[BEGIN]

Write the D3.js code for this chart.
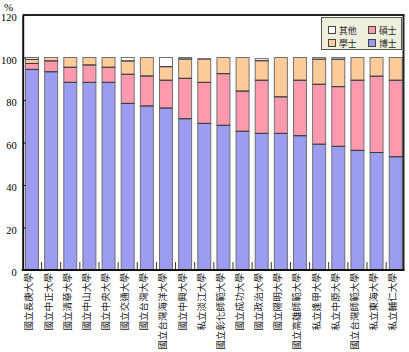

[END]
[BEGIN]

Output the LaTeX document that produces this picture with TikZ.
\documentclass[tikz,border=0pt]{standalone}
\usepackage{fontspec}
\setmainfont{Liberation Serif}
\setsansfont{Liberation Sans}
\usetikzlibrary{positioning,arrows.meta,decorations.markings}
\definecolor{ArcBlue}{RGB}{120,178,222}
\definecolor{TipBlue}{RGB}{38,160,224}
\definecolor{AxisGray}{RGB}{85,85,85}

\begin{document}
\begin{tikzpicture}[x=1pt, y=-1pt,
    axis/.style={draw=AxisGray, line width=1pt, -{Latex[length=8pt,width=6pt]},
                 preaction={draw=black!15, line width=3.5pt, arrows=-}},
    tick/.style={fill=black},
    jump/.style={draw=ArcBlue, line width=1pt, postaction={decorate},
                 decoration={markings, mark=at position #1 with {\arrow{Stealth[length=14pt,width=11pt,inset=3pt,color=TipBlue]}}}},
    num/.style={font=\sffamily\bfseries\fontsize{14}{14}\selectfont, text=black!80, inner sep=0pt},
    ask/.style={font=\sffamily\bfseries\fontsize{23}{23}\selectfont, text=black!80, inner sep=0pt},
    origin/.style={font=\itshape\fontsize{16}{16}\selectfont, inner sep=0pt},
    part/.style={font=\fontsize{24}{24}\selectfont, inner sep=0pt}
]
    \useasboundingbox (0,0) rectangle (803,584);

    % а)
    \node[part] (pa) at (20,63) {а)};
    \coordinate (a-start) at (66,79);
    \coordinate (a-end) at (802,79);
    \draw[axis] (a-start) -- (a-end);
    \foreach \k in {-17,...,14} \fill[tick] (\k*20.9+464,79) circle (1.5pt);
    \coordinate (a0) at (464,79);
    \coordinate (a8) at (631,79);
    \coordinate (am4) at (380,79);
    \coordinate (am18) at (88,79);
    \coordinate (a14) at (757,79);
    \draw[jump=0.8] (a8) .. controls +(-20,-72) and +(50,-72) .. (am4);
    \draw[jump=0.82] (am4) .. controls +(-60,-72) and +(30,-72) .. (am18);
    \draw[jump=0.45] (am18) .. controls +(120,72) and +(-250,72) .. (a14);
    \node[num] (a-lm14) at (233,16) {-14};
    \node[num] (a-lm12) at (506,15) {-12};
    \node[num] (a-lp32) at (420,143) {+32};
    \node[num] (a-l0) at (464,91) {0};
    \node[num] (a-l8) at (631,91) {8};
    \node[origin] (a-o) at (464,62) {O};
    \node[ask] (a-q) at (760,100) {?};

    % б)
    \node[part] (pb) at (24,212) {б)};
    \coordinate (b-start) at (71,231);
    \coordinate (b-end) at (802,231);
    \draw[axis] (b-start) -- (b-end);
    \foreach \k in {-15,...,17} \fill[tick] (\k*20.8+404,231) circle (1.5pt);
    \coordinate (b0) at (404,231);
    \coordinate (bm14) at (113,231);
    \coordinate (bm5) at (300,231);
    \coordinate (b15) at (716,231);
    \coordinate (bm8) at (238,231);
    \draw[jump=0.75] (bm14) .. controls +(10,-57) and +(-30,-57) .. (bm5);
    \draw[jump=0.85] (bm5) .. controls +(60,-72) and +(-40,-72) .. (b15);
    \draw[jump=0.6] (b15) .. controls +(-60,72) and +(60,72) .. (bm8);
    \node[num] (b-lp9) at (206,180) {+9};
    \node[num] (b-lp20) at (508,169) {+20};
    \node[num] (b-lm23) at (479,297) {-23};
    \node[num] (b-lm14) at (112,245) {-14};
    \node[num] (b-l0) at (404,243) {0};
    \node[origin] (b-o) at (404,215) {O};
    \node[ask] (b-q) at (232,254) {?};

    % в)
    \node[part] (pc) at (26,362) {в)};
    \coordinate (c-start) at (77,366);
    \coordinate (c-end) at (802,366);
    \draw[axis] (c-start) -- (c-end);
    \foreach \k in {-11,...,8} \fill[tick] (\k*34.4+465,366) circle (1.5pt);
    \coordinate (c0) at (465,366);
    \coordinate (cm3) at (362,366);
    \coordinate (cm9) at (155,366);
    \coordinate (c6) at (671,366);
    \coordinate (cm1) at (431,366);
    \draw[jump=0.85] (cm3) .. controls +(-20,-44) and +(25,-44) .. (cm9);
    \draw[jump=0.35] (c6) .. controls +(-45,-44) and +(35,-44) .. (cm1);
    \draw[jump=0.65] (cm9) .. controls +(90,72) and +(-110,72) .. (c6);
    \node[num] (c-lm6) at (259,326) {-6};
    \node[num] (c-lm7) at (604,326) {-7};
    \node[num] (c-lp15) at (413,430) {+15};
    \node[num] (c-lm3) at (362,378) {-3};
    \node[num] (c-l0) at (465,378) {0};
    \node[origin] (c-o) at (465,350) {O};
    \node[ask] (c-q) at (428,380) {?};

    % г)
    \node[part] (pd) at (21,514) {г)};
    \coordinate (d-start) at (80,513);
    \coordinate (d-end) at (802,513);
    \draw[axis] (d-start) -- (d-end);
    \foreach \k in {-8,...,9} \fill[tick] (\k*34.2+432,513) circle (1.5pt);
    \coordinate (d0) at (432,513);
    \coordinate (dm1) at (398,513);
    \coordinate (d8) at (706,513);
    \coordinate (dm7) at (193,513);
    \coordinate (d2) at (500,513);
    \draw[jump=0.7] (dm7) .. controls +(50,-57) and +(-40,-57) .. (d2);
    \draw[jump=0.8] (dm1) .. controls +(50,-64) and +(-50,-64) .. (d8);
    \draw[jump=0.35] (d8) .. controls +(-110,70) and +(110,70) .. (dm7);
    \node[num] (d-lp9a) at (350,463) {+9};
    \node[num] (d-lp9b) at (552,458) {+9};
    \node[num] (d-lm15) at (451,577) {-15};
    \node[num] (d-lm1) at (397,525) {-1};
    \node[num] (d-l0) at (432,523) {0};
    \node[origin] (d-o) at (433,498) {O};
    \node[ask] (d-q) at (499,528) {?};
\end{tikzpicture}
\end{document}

[END]

▶ GIVEN PROBLEM
Copy each line from the records above that includes the string "this".

▶ RESULT BELOW
Write the D3.js code for this chart.
Output the LaTeX document that produces this picture with TikZ.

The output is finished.